Je m’inspirerai ici des données géologiques
décrites par Bruno Rousselle (Fig. 3). Nous sommes toujours
sur le massif primaire qui s’est soulevé lors
du plissement alpin, mais il forme ici un socle élevé,
le fameux Cirque du Haut Sornin.
Fig. 3 - Extrait de Bruno Rousselle dans Géologie du
Haut Sornin.
On reconnaît sur ce socle des granites dans la région
de Monsols et au nord des Ardillats, des schistes au nord et nord-est
de Propières et, sur la plus grande partie du Haut Sornin,
des roches volcaniques, le tuf commun, dont la chimie se rapproche
de celle des granites ; c’est dans ces roches qu’ont
été creusées des mines d’où
l’on extrayait la galène ou sulfure
de plomb argentifère. Donc une géologie complexe
qui fait l’originalité de cette microrégion.
Mais les noms de lieux-dits dans tout cela ?
Quel paysage décrivent les lieux-dits ? J’aborderai,
pour répondre à cette question, 4 points :
1. Quel type de roche décrivent les lieux-dits
? 2. Quel type de relief ? 3. Quel type
de végétation ? 4. Les défrichements.
1.
Premier point, la roche calcaire.
Comme
en Brionnais de l’est et contrairement au Brionnais de l’ouest
marno-calcaire, nous ne trouvons en Haut Sornin aucun lieu-dit
du type Les Cray.
Ce Cray dérive du nom cara par
lequel les hommes du Paléolithique (en particulier les
Solutréens, -20.000 ans) désignaient la pierre,
la pierre calcaire. On retrouve cette racine dans La Crau,
Carrara, et dans tout le bassin méditerranéen.
Pourtant avant d’arriver à Propières on a,
sur notre gauche, près du Briday, La Chirette
qui dérive également de la même racine cara.

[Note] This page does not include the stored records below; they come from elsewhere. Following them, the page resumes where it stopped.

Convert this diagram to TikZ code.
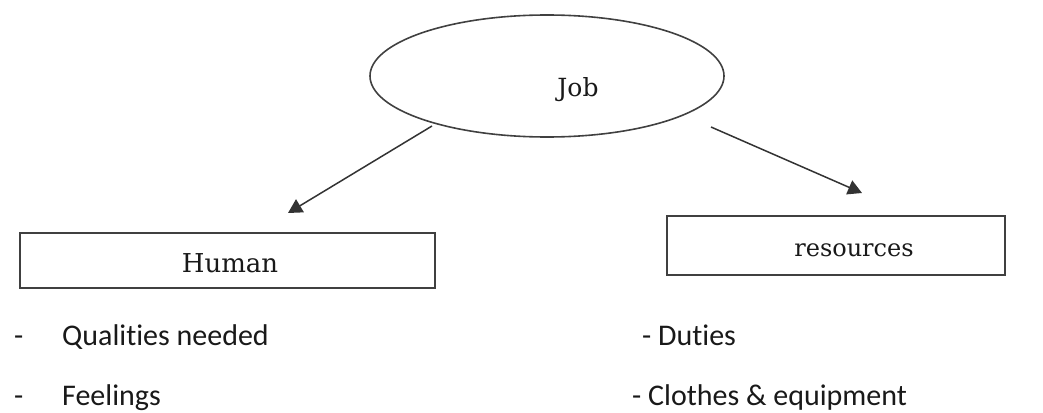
\documentclass[tikz,border=0pt]{standalone}
\usepackage{fontspec}
\setmainfont{DejaVu Serif}
\newfontfamily\listfont[Ligatures=NoCommon]{Carlito}
\usetikzlibrary{arrows.meta,shapes.geometric}
\tikzset{
  x=1pt,y=-1pt,
  boxnode/.style={draw=black!75,line width=2pt,inner sep=0pt},
  label/.style={anchor=base,inner sep=0pt,text=black!90},
  arrowline/.style={draw=black!80,line width=1.5pt,-{Triangle[length=14pt,width=15pt]}},
  item/.style={anchor=base west,inner sep=0pt,font=\listfont\fontsize{30}{34}\selectfont,text=black!90},
}
\begin{document}
\begin{tikzpicture}
\useasboundingbox (0,0) rectangle (1043,412);
\node[ellipse,draw=black!75,line width=1.6pt,minimum width=354pt,minimum height=122pt,inner sep=0pt] (job) at (547,76) {};
\node[label,font=\fontsize{25}{28}\selectfont] (jobt) at (578,96) {Job};
\node[boxnode,minimum width=415pt,minimum height=55pt] (human) at (227.5,260.5) {};
\node[label,font=\fontsize{26}{30}\selectfont] (humant) at (230,272) {Human};
\node[boxnode,minimum width=338pt,minimum height=59pt] (res) at (836,245.5) {};
\node[label,font=\fontsize{24}{28}\selectfont] (rest) at (854,256) {resources};
\coordinate (l0) at (432,126);
\coordinate (l1) at (288,213);
\coordinate (r0) at (711,127);
\coordinate (r1) at (862,193);
\draw[arrowline] (l0) -- (l1);
\draw[arrowline] (r0) -- (r1);
\node[item] (d1) at (14,345) {-};
\node[item] (q) at (62,345) {Qualities needed};
\node[item] (d2) at (14,405) {-};
\node[item] (f) at (62,405) {Feelings};
\node[item] (du) at (642,345) {- Duties};
\node[item] (cl) at (632,405) {- Clothes \& equipment};
\end{tikzpicture}
\end{document}
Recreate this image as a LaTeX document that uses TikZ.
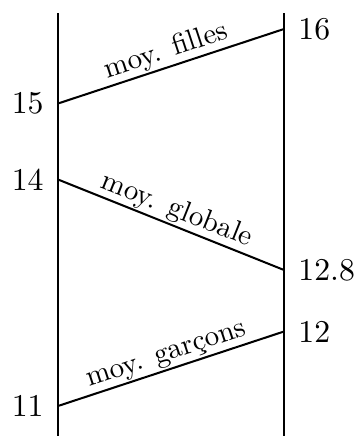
\documentclass[tikz,border=0pt]{standalone}
\begin{document}
\begin{tikzpicture}[x=0.345pt,y=-0.345pt,
  axisline/.style={line width=0.7pt},
  meanline/.style={line width=0.7pt},
  vallabel/.style={inner sep=4.8pt,font=\fontsize{10.95}{13.6}\selectfont},
  meanlabel/.style={midway,above,sloped,inner sep=0.5pt,font=\fontsize{10}{12}\selectfont}]
\useasboundingbox (0,0) rectangle (355,436);
% axes
\coordinate (Ltop) at (58,13);
\coordinate (Lbot) at (58,436);
\coordinate (Rtop) at (284,13);
\coordinate (Rbot) at (284,436);
\draw[axisline] (Ltop) -- (Lbot);
\draw[axisline] (Rtop) -- (Rbot);
% value points
\coordinate (L15) at (58,103.5);
\coordinate (L14) at (58,179.5);
\coordinate (L11) at (58,406);
\coordinate (R16) at (284,29);
\coordinate (R128) at (284,270);
\coordinate (R12) at (284,331.5);
% labels
\node[vallabel,anchor=east] (t15) at (L15) {15};
\node[vallabel,anchor=east] (t14) at (L14) {14};
\node[vallabel,anchor=east] (t11) at (L11) {11};
\node[vallabel,anchor=west] (t16) at (R16) {16};
\node[vallabel,anchor=west] (t128) at (R128) {12.8};
\node[vallabel,anchor=west] (t12) at (R12) {12};
% means
\draw[meanline] (L15) -- node[meanlabel] (mf) {moy. filles} (R16);
\draw[meanline] (L14) -- node[meanlabel] (mg) {moy. globale} (R128);
\draw[meanline] (L11) -- node[meanlabel] (mb) {moy. garçons} (R12);
\end{tikzpicture}
\end{document}
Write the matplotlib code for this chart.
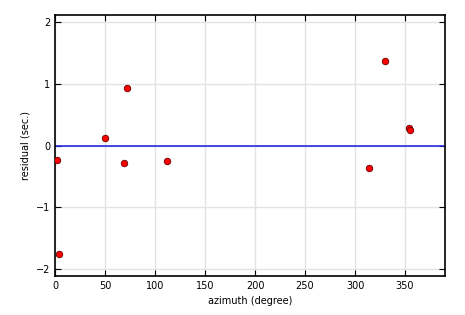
import matplotlib
matplotlib.use('Agg')
import matplotlib.pyplot as plt

azimuth = [2, 4, 50, 69, 72, 112, 314, 330, 354, 355]
residual = [-0.23, -1.76, 0.12, -0.29, 0.93, -0.25, -0.36, 1.38, 0.29, 0.25]

fig = plt.figure(figsize=(4.65, 3.15), dpi=100)
ax = fig.add_axes([55/465, 39/315, 390/465, 261/315])

ax.grid(True, color='#e3e3e3', linewidth=1)
ax.set_axisbelow(True)
ax.axhline(0, color='#2a2ae0', linewidth=1.2, zorder=2)
ax.scatter(azimuth, residual, s=22, color='red', edgecolors='#660000', linewidths=0.6, zorder=3)

ax.set_xlim(0, 390)
ax.set_ylim(-2.12, 2.12)
ax.set_xticks(range(0, 351, 50))
ax.set_yticks([-2, -1, 0, 1, 2])
ax.set_yticklabels(['\u22122', '\u22121', '0', '1', '2'])
ax.tick_params(direction='in', top=True, right=True, labelsize=7, length=4, width=0.8)
for s in ax.spines.values():
    s.set_linewidth(1.2)

ax.set_xlabel('azimuth (degree)', fontsize=7)
ax.set_ylabel('residual (sec.)', fontsize=7)

fig.savefig('out.png', dpi=100)
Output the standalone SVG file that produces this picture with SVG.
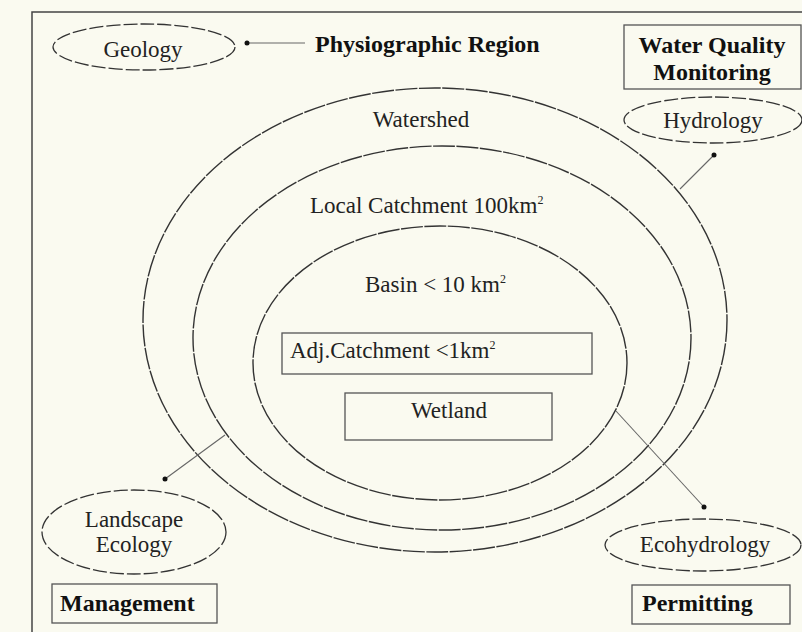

Alors pourquoi ? Bruno Rousselle nous dit que la partie du Haut
Sornin schisteuse au nord de Propières est traversée
de filons granitiques, mais aussi de résurgences calcaires,
dépôts sédimentaires d’organismes marins,
notamment autour du Briday. Eh bien ! nous y sommes, La Chirette
précisément proche du Briday doit son nom à
l’une de ces résurgences calcaires.
Et la pierre autre que le calcaire, comment est-elle nommée
? Comme en Brionnais de l’est, deux noms s’imposent,
la Roche et la Pierre : la Roche
d’Ajoux, Rocharrière, Lapierre
(Azolette), le Moulin de la Roche. Les deux grands types
de roches sont donc évoqués dans les lieux-dits.